We have just published a new article in the Journal of the American Association for the Advancement of Curriculum Studies (JAAACS). You can access the article here. We would be very interested in feedback on our work! Our article, “With Eyes Wide Open and a Broken Heart:” Teaching Against Hope Through a Curriculum of Positive Deviance, reflects on our work together creating and co-teaching a special topics course. Our work is contextualized and in dialogue with the curriculum theory of Peter Taubman.

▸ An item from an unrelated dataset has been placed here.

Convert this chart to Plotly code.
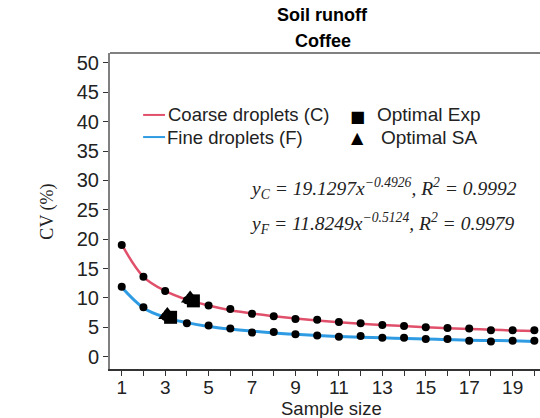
import plotly.graph_objects as go

sample_size = list(range(1, 21))
coarse_cv = [19.0, 13.6, 11.2, 9.6, 8.7, 8.1, 7.3, 6.9, 6.4, 6.3, 5.9, 5.7, 5.4, 5.2, 5.0, 4.9, 4.8, 4.5, 4.5, 4.5]
fine_cv = [11.9, 8.4, 6.8, 5.7, 5.3, 4.8, 4.1, 4.2, 3.8, 3.6, 3.4, 3.5, 3.2, 3.2, 3.0, 3.0, 2.7, 2.6, 2.7, 2.7]
# fitted trend curves
coarse_fit = [19.1, 13.6, 11.2, 9.7, 8.7, 7.9, 7.35, 6.9, 6.5, 6.15, 5.85, 5.6, 5.4, 5.2, 5.0, 4.85, 4.7, 4.6, 4.45, 4.35]
fine_fit = [11.8, 8.3, 6.7, 5.8, 5.15, 4.7, 4.35, 4.05, 3.8, 3.6, 3.45, 3.3, 3.2, 3.1, 3.0, 2.9, 2.8, 2.75, 2.7, 2.6]
opt_exp_x = [4.3, 3.25]
opt_exp_y = [9.5, 6.7]
opt_sa_x = [4.15, 3.1]
opt_sa_y = [9.9, 7.1]
x_tick_vals = [1, 3, 5, 7, 9, 11, 13, 15, 17, 19]
x_minor_vals = [2, 4, 6, 8, 10, 12, 14, 16, 18, 20]
y_tick_vals = [0, 5, 10, 15, 20, 25, 30, 35, 40, 45, 50]

RED = "#E0506A"
BLUE = "#2E9BE3"
SANS = "Liberation Sans, Arial, sans-serif"
SERIF = "Liberation Serif, Times New Roman, serif"

fig = go.Figure()
fig.add_trace(go.Scatter(x=sample_size, y=coarse_fit, mode="lines", line=dict(color=RED, width=2.5, shape="spline"), showlegend=False))
fig.add_trace(go.Scatter(x=sample_size, y=fine_fit, mode="lines", line=dict(color=BLUE, width=3, shape="spline"), showlegend=False))
fig.add_trace(go.Scatter(x=sample_size, y=coarse_cv, mode="markers", marker=dict(color="black", size=8), showlegend=False, cliponaxis=False))
fig.add_trace(go.Scatter(x=sample_size, y=fine_cv, mode="markers", marker=dict(color="black", size=8), showlegend=False, cliponaxis=False))
fig.add_trace(go.Scatter(x=opt_sa_x, y=opt_sa_y, mode="markers", marker=dict(color="black", size=16, symbol="triangle-up"), showlegend=False))
fig.add_trace(go.Scatter(x=opt_exp_x, y=opt_exp_y, mode="markers", marker=dict(color="black", size=13, symbol="square"), showlegend=False))

fig.update_layout(
    width=540, height=418,
    margin=dict(l=110, r=0, t=53, b=49),
    plot_bgcolor="white", paper_bgcolor="white",
    font=dict(family=SANS, size=20, color="#222"),
    xaxis=dict(range=[0.46, 20.26], tickmode="array", tickvals=x_tick_vals,
               ticks="outside", ticklen=5, tickcolor="#333", showgrid=False, zeroline=False,
               showline=True, linecolor="#333", linewidth=1.5, ticklabelstandoff=-5,
               minor=dict(tickmode="array", tickvals=x_minor_vals, ticks="outside", ticklen=5,
                          tickcolor="#333", showgrid=False),
               tickfont=dict(family=SANS, size=19, color="#222")),
    yaxis=dict(range=[-2.1, 51.7], tickvals=y_tick_vals, ticks="outside", ticklen=5, tickcolor="#333",
               showgrid=False, zeroline=False, showline=True, linecolor="#808080", linewidth=2,
               tickfont=dict(family=SANS, size=20, color="#222")),
)

fig.add_shape(type="line", xref="paper", yref="paper", x0=0, x1=1, y0=1, y1=1, line=dict(color="#808080", width=2))

# titles
fig.add_annotation(xref="paper", yref="paper", x=0.495, y=1.12, yanchor="middle", text="<b>Soil runoff</b>", showarrow=False,
                   font=dict(family=SANS, size=18, color="black"))
fig.add_annotation(xref="paper", yref="paper", x=0.495, y=1.038, yanchor="middle", text="<b>Coffee</b>", showarrow=False,
                   font=dict(family=SANS, size=18, color="black"))
fig.add_annotation(xref="paper", yref="paper", x=-0.174, y=0.497, yanchor="middle", text="CV (%)", textangle=-90, showarrow=False,
                   font=dict(family=SERIF, size=18, color="#222"))
fig.add_annotation(xref="paper", yref="paper", x=0.514, y=-0.1235, yanchor="middle", text="Sample size", showarrow=False,
                   font=dict(family=SANS, size=18.5, color="#222"))

# legend
fig.add_shape(type="line", xref="paper", yref="paper", x0=0.077, x1=0.128, y0=0.804, y1=0.804, line=dict(color=RED, width=2))
fig.add_shape(type="line", xref="paper", yref="paper", x0=0.077, x1=0.128, y0=0.734, y1=0.734, line=dict(color=BLUE, width=2))
fig.add_annotation(xref="paper", yref="paper", x=0.130, y=0.804, xanchor="left", yanchor="middle", text="Coarse droplets (C)", showarrow=False,
                   font=dict(family=SANS, size=18.5, color="#222"))
fig.add_annotation(xref="paper", yref="paper", x=0.128, y=0.734, xanchor="left", yanchor="middle", text="Fine droplets (F)", showarrow=False,
                   font=dict(family=SANS, size=18.5, color="#222"))
fig.add_annotation(xref="paper", yref="paper", x=0.576, y=0.800, yanchor="middle", text="■", showarrow=False,
                   font=dict(family="DejaVu Sans", size=16, color="black"))
fig.add_annotation(xref="paper", yref="paper", x=0.576, y=0.734, yanchor="middle", text="▲", showarrow=False,
                   font=dict(family="DejaVu Sans", size=16, color="black"))
fig.add_annotation(xref="paper", yref="paper", x=0.616, y=0.804, xanchor="left", yanchor="middle", text="Optimal Exp", showarrow=False,
                   font=dict(family=SANS, size=19, color="#222"))
fig.add_annotation(xref="paper", yref="paper", x=0.625, y=0.734, xanchor="left", yanchor="middle", text="Optimal SA", showarrow=False,
                   font=dict(family=SANS, size=19, color="#222"))

# equations
fig.add_annotation(xref="paper", yref="paper", x=0.321, y=0.572, xanchor="left", yanchor="middle",
                   text="<i>y<sub>C</sub> = 19.1297x<sup>−0.4926</sup>, R<sup>2</sup> = 0.9992</i>", showarrow=False,
                   font=dict(family=SERIF, size=19.5, color="#222"))
fig.add_annotation(xref="paper", yref="paper", x=0.321, y=0.459, xanchor="left", yanchor="middle",
                   text="<i>y<sub>F</sub> = 11.8249x<sup>−0.5124</sup>, R<sup>2</sup> = 0.9979</i>", showarrow=False,
                   font=dict(family=SERIF, size=19.5, color="#222"))

fig.write_html("out.html")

It’s been a while, but we’re starting to post some new stuff. We’ve been busy writing, presenting, taking lots of photos, and making short films to represent our research. Jim has had a commentary published in Teachers College Record entitled: “Our Impoverished View of Teacher Education,” which is linked to: http://www.tcrecord.org/content.asp?contentid=17523. From the abstract:

Returning to David Berliner’s (2006) Our Impoverished View of Educational Research, this commentary reflects on what the author conceptualizes as an impoverished view of teacher education. Drawing on his experience working in teacher education and contextualized in Taubman’s (2000, 2009) analysis of educational audit culture, the author concludes that in the context of corporate reform discourses, teacher educators must reflect on the role of teacher education programs in the face of mounting threats to public education. Teacher education programs should serve as sites through which seemingly common sense discourses about education must be problematized. Further, both teacher educators and their students must critically reflect on their own assumptions and positionalities in order to clarify their values, which may not coincide with the values expressed in hegemonic education discourses.